Gugu Wanda has always had a passion for food and cooking but did not consider it as a career and after matriculating she embarked on an LLB degree from the University of KwaZulu Natal. But after four years spent learning about the principles of law, she realised her heart wasn’t in it so she packed it in and enrolled at Capsicum Culinary Studio’s Durban campus for a three-year Food Safety and Culinary Arts Diploma (now the Advanced Professional Chef Programme). She graduated in 2016 and got her first job at Café La Plagè as a griller, quickly moving up to Sous Chef and eventually Head Chef. She then went on to work as a Sous Chef at Bloomsberry Café in Hillcrest and the 5-star Octavia Boutique Hotel in Inanda where she found herself cooking for the Zulu royals. Last year Wanda was invited to take part in The Creole Food Festival, an American food festival that showcases chefs from the Caribbean, Africa, Europe, Asia, South America and the South of the United States.

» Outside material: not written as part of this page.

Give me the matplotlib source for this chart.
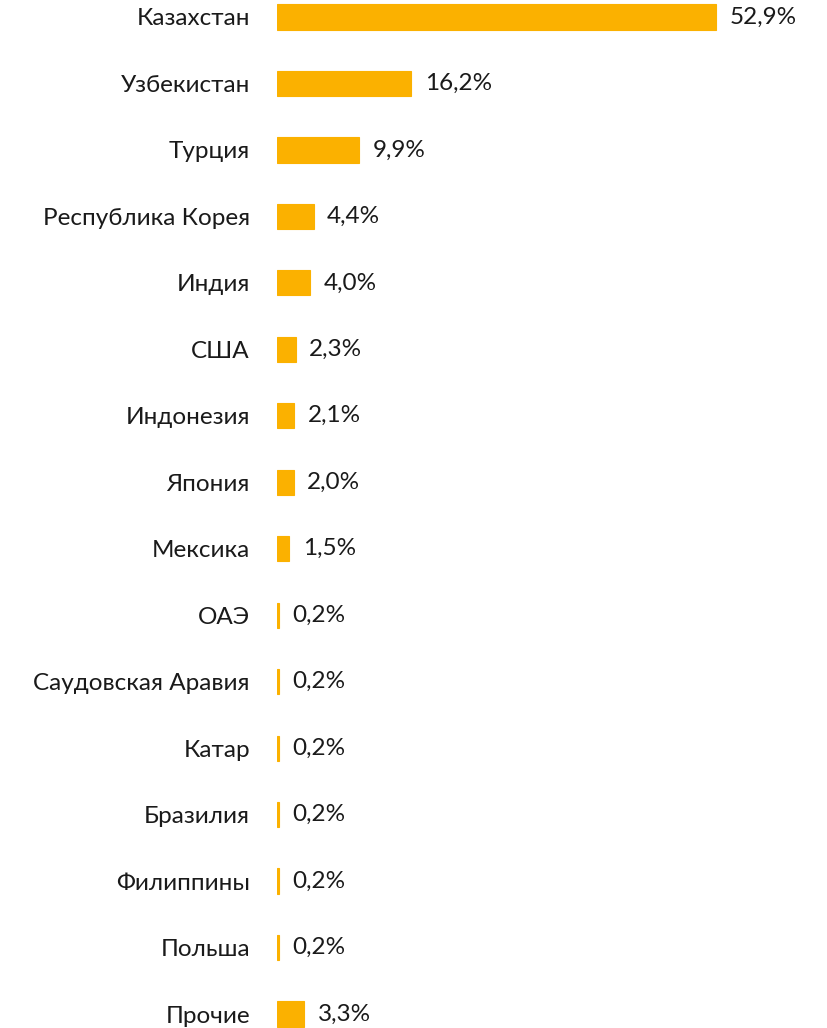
import matplotlib
matplotlib.use("Agg")
import matplotlib.pyplot as plt

# Доли стран (%)
countries = ["Казахстан", "Узбекистан", "Турция", "Республика Корея", "Индия",
             "США", "Индонезия", "Япония", "Мексика", "ОАЭ", "Саудовская Аравия",
             "Катар", "Бразилия", "Филиппины", "Польша", "Прочие"]
shares = [52.9, 16.2, 9.9, 4.4, 4.0, 2.3, 2.1, 2.0, 1.5, 0.2, 0.2, 0.2, 0.2, 0.2, 0.2, 3.3]

BAR_COLOR = "#FBB100"

plt.rcParams['font.family'] = ['Lato', 'DejaVu Sans']

fig = plt.figure(figsize=(8.28, 10.28), dpi=100)
ax = fig.add_axes([277 / 828, 0, 498 / 828, 1])

ypos = list(range(len(countries)))
ax.barh(ypos, shares, height=0.38, color=BAR_COLOR, edgecolor=BAR_COLOR, linewidth=0.8)

ax.set_xlim(0, 60)
ax.set_ylim(15 + 14 / 66.47, -17 / 66.47)

ax.set_yticks(ypos)
ax.set_yticklabels(countries, fontsize=17.5, color="#1a1a1a")
ax.tick_params(axis="y", length=0, pad=19.5)
ax.set_xticks([])
for s in ax.spines.values():
    s.set_visible(False)

# подписи значений
for y, v in zip(ypos, shares):
    label = f"{v:.1f}%".replace(".", ",")
    ax.annotate(label, xy=(v, y), xytext=(9.5, 0), textcoords="offset points",
                va="center", ha="left", fontsize=17.5, color="#1a1a1a",
                annotation_clip=False)

fig.savefig("out.png", dpi=100)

After returning she launched a private catering company called The Next Table, with the aim being to create a space where people, whose paths wouldn’t normally cross, come together and enjoy good food, good wine and good conversation. As if that wouldn’t be enough to exhaust any hardworking chef, she was also recently appointed Head Chef at St Mary’s DSG Kloof and Executive Chef at Little Havana. Both positions she says involve “a lot of work, including staying up to date with culinary trends and kitchen processes, dealing with suppliers and ensuring that they deliver quality goods at affordable prices, managing the inventory and leading a brigade that can put its best foot forward all the time.